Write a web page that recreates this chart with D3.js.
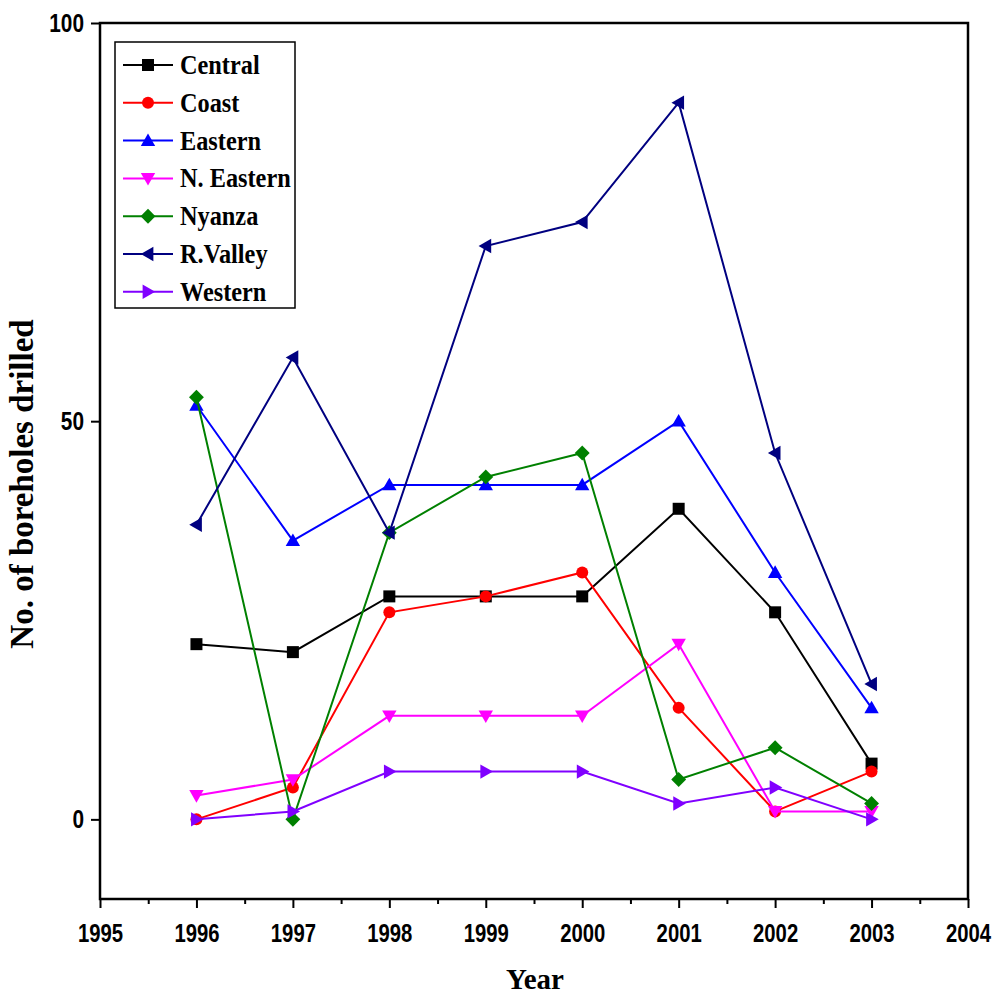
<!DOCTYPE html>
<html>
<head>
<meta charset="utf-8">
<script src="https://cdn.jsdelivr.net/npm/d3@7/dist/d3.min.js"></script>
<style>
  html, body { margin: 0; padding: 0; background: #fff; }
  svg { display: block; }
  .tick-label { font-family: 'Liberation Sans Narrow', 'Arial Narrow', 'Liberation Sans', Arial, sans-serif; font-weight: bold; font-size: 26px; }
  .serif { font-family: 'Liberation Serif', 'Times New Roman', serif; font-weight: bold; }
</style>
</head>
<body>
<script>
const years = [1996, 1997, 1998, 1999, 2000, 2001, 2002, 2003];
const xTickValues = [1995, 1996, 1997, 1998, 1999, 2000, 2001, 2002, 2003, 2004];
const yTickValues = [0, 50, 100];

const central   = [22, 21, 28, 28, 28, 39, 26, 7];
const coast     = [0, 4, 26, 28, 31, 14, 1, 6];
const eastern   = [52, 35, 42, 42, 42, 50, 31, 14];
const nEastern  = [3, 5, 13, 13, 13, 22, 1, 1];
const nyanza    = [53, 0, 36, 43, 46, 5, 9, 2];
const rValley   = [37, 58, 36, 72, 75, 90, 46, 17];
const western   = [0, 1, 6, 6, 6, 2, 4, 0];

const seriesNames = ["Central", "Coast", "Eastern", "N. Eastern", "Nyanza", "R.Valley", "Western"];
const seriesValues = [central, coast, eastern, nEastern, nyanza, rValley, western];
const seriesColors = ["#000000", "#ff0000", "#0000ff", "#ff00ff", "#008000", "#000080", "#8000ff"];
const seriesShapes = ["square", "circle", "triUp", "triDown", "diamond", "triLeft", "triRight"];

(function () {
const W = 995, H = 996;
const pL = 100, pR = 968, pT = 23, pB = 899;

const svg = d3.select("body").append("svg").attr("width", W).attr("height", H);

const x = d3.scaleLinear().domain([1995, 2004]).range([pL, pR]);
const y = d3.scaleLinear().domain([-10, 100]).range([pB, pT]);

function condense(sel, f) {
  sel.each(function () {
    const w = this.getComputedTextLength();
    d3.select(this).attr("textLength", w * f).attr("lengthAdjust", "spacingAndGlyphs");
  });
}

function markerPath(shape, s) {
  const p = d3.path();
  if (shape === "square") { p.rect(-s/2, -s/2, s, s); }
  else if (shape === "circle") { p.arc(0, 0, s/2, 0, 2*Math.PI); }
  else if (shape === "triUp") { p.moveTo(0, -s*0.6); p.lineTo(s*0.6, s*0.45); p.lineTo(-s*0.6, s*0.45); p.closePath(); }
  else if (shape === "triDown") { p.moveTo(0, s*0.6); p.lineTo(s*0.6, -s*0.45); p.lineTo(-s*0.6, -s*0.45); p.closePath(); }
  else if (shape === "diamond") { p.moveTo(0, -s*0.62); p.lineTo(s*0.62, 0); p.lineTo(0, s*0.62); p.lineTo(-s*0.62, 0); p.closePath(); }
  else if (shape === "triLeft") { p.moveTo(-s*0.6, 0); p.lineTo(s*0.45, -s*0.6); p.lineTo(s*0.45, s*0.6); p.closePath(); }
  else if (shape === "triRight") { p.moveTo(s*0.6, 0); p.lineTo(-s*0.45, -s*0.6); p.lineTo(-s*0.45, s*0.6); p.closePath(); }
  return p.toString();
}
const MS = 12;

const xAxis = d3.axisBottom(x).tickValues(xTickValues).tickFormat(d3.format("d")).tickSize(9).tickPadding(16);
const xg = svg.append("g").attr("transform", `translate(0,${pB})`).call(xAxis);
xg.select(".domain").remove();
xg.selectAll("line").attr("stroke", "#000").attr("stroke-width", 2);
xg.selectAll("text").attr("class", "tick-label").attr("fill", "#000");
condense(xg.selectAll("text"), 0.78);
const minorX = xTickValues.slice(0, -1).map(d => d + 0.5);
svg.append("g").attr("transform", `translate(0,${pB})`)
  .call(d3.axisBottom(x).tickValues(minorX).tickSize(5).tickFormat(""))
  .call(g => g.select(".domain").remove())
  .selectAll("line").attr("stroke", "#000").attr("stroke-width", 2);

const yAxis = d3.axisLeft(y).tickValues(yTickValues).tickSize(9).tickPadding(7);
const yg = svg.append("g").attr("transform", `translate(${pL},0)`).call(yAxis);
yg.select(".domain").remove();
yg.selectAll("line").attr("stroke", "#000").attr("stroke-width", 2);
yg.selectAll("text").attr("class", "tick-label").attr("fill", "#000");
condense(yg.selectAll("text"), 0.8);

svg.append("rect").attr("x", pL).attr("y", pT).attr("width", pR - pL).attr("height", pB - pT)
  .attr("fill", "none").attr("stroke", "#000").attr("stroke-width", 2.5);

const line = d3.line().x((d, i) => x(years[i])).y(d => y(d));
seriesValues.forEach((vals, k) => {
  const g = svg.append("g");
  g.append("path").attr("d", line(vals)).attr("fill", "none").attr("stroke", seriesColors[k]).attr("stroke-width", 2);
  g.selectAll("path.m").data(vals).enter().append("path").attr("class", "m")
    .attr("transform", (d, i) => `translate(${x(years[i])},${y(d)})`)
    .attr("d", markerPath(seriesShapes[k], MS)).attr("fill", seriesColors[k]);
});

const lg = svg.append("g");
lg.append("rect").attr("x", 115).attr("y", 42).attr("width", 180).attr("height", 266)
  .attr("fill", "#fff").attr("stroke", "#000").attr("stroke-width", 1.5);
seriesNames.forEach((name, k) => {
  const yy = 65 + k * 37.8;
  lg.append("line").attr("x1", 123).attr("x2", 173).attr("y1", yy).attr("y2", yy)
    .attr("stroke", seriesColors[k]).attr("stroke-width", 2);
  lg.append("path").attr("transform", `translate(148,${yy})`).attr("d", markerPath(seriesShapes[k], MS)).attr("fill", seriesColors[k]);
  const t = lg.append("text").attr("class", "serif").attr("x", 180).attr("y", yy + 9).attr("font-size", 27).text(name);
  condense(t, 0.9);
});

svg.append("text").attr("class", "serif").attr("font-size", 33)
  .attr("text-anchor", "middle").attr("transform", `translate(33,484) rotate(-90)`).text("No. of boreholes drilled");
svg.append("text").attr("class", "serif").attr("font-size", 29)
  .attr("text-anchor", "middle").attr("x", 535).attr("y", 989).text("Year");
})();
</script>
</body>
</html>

● THE EXERCISE
Transcribe the listing above verbatim. Omit the pictures.

● SOLUTION
Write a web page that recreates this chart with D3.js.
<!DOCTYPE html>
<html>
<head>
<meta charset="utf-8">
<script src="https://cdn.jsdelivr.net/npm/d3@7/dist/d3.min.js"></script>
<style>
  html, body { margin: 0; padding: 0; background: #fff; }
  svg { display: block; }
  .tick-label { font-family: 'Liberation Sans Narrow', 'Arial Narrow', 'Liberation Sans', Arial, sans-serif; font-weight: bold; font-size: 26px; }
  .serif { font-family: 'Liberation Serif', 'Times New Roman', serif; font-weight: bold; }
</style>
</head>
<body>
<script>
const years = [1996, 1997, 1998, 1999, 2000, 2001, 2002, 2003];
const xTickValues = [1995, 1996, 1997, 1998, 1999, 2000, 2001, 2002, 2003, 2004];
const yTickValues = [0, 50, 100];

const central   = [22, 21, 28, 28, 28, 39, 26, 7];
const coast     = [0, 4, 26, 28, 31, 14, 1, 6];
const eastern   = [52, 35, 42, 42, 42, 50, 31, 14];
const nEastern  = [3, 5, 13, 13, 13, 22, 1, 1];
const nyanza    = [53, 0, 36, 43, 46, 5, 9, 2];
const rValley   = [37, 58, 36, 72, 75, 90, 46, 17];
const western   = [0, 1, 6, 6, 6, 2, 4, 0];

const seriesNames = ["Central", "Coast", "Eastern", "N. Eastern", "Nyanza", "R.Valley", "Western"];
const seriesValues = [central, coast, eastern, nEastern, nyanza, rValley, western];
const seriesColors = ["#000000", "#ff0000", "#0000ff", "#ff00ff", "#008000", "#000080", "#8000ff"];
const seriesShapes = ["square", "circle", "triUp", "triDown", "diamond", "triLeft", "triRight"];

(function () {
const W = 995, H = 996;
const pL = 100, pR = 968, pT = 23, pB = 899;

const svg = d3.select("body").append("svg").attr("width", W).attr("height", H);

const x = d3.scaleLinear().domain([1995, 2004]).range([pL, pR]);
const y = d3.scaleLinear().domain([-10, 100]).range([pB, pT]);

function condense(sel, f) {
  sel.each(function () {
    const w = this.getComputedTextLength();
    d3.select(this).attr("textLength", w * f).attr("lengthAdjust", "spacingAndGlyphs");
  });
}

function markerPath(shape, s) {
  const p = d3.path();
  if (shape === "square") { p.rect(-s/2, -s/2, s, s); }
  else if (shape === "circle") { p.arc(0, 0, s/2, 0, 2*Math.PI); }
  else if (shape === "triUp") { p.moveTo(0, -s*0.6); p.lineTo(s*0.6, s*0.45); p.lineTo(-s*0.6, s*0.45); p.closePath(); }
  else if (shape === "triDown") { p.moveTo(0, s*0.6); p.lineTo(s*0.6, -s*0.45); p.lineTo(-s*0.6, -s*0.45); p.closePath(); }
  else if (shape === "diamond") { p.moveTo(0, -s*0.62); p.lineTo(s*0.62, 0); p.lineTo(0, s*0.62); p.lineTo(-s*0.62, 0); p.closePath(); }
  else if (shape === "triLeft") { p.moveTo(-s*0.6, 0); p.lineTo(s*0.45, -s*0.6); p.lineTo(s*0.45, s*0.6); p.closePath(); }
  else if (shape === "triRight") { p.moveTo(s*0.6, 0); p.lineTo(-s*0.45, -s*0.6); p.lineTo(-s*0.45, s*0.6); p.closePath(); }
  return p.toString();
}
const MS = 12;

const xAxis = d3.axisBottom(x).tickValues(xTickValues).tickFormat(d3.format("d")).tickSize(9).tickPadding(16);
const xg = svg.append("g").attr("transform", `translate(0,${pB})`).call(xAxis);
xg.select(".domain").remove();
xg.selectAll("line").attr("stroke", "#000").attr("stroke-width", 2);
xg.selectAll("text").attr("class", "tick-label").attr("fill", "#000");
condense(xg.selectAll("text"), 0.78);
const minorX = xTickValues.slice(0, -1).map(d => d + 0.5);
svg.append("g").attr("transform", `translate(0,${pB})`)
  .call(d3.axisBottom(x).tickValues(minorX).tickSize(5).tickFormat(""))
  .call(g => g.select(".domain").remove())
  .selectAll("line").attr("stroke", "#000").attr("stroke-width", 2);

const yAxis = d3.axisLeft(y).tickValues(yTickValues).tickSize(9).tickPadding(7);
const yg = svg.append("g").attr("transform", `translate(${pL},0)`).call(yAxis);
yg.select(".domain").remove();
yg.selectAll("line").attr("stroke", "#000").attr("stroke-width", 2);
yg.selectAll("text").attr("class", "tick-label").attr("fill", "#000");
condense(yg.selectAll("text"), 0.8);

svg.append("rect").attr("x", pL).attr("y", pT).attr("width", pR - pL).attr("height", pB - pT)
  .attr("fill", "none").attr("stroke", "#000").attr("stroke-width", 2.5);

const line = d3.line().x((d, i) => x(years[i])).y(d => y(d));
seriesValues.forEach((vals, k) => {
  const g = svg.append("g");
  g.append("path").attr("d", line(vals)).attr("fill", "none").attr("stroke", seriesColors[k]).attr("stroke-width", 2);
  g.selectAll("path.m").data(vals).enter().append("path").attr("class", "m")
    .attr("transform", (d, i) => `translate(${x(years[i])},${y(d)})`)
    .attr("d", markerPath(seriesShapes[k], MS)).attr("fill", seriesColors[k]);
});

const lg = svg.append("g");
lg.append("rect").attr("x", 115).attr("y", 42).attr("width", 180).attr("height", 266)
  .attr("fill", "#fff").attr("stroke", "#000").attr("stroke-width", 1.5);
seriesNames.forEach((name, k) => {
  const yy = 65 + k * 37.8;
  lg.append("line").attr("x1", 123).attr("x2", 173).attr("y1", yy).attr("y2", yy)
    .attr("stroke", seriesColors[k]).attr("stroke-width", 2);
  lg.append("path").attr("transform", `translate(148,${yy})`).attr("d", markerPath(seriesShapes[k], MS)).attr("fill", seriesColors[k]);
  const t = lg.append("text").attr("class", "serif").attr("x", 180).attr("y", yy + 9).attr("font-size", 27).text(name);
  condense(t, 0.9);
});

svg.append("text").attr("class", "serif").attr("font-size", 33)
  .attr("text-anchor", "middle").attr("transform", `translate(33,484) rotate(-90)`).text("No. of boreholes drilled");
svg.append("text").attr("class", "serif").attr("font-size", 29)
  .attr("text-anchor", "middle").attr("x", 535).attr("y", 989).text("Year");
})();
</script>
</body>
</html>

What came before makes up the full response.